Enterprise software procurement will shift thanks to SaaS and the ability of teams/departments to buy what they need quickly. More and more, this is a means to bypass the formal, long-winded procurement process.
Hence pricing SaaS to sit below team credit card spend limit helps.
That's when polished, 'tasteful' and usable software should win.
I think the UX and design of Jira and the rest of the Atlassian tools is pretty good. It's reasonably clean and consistent while being customisable as required.
If anything, I'd use Jira as an example of what enterprise software should be like! It's hardly perfect, but I s better than almost every other non-tech-oriented SaaS I've used.
I think it's the enterprisey configurability really. A lot of the instances I've had to use were confusing messes with local OK parts, I wouldn't be surprised if some combination of configuration yielded much better usability.
Bugzilla is obviously very ugly (and directly out of the 1990s) but it does work pretty well and it's fairly logical to use.
When JIRA started it was beautiful when compared to other available options (bugzilla, for example). JIRA's UI was a major competitive advantage in the beginning. These days, it looks and feels terrible, IMHO.

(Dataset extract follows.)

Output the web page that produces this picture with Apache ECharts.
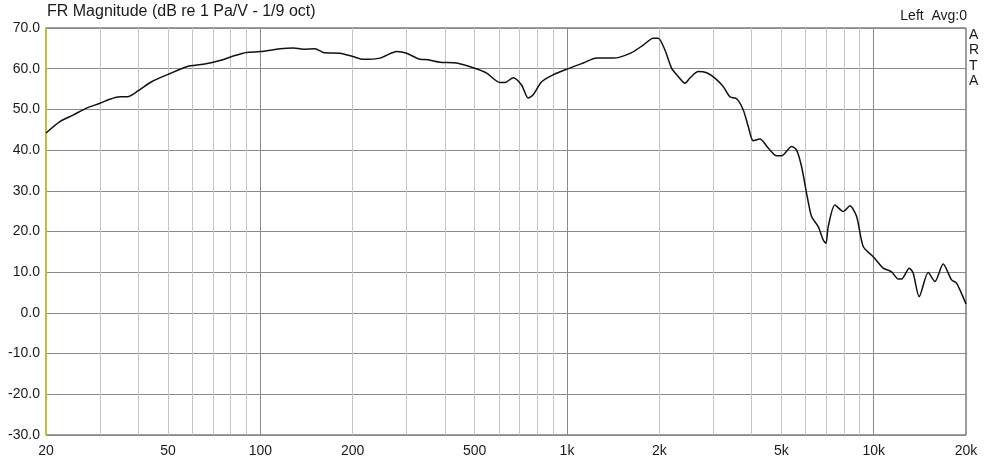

Unfortunately the mandated apps the company uses are still going to be pretty shitty as long as they are selling those to management instead of the teams.
For instance, the example with the home button immediately reminded me of Sharepoint.
What's safer than imitating SP in the corporate hegemony? (bland, overcomplex for its purpose, incredibly frustrating workflows)
Could someone tell me exactly what was wrong with the home icon in the top corner? I'm not defending the design - it looks like crap, but I couldn't put my finger on why that particular bit was wrong. There's a home icon top left in my browser as I type this.
Hence pricing SaaS to sit below team credit card spend limit helps.
That's when polished, 'tasteful' and usable software should win.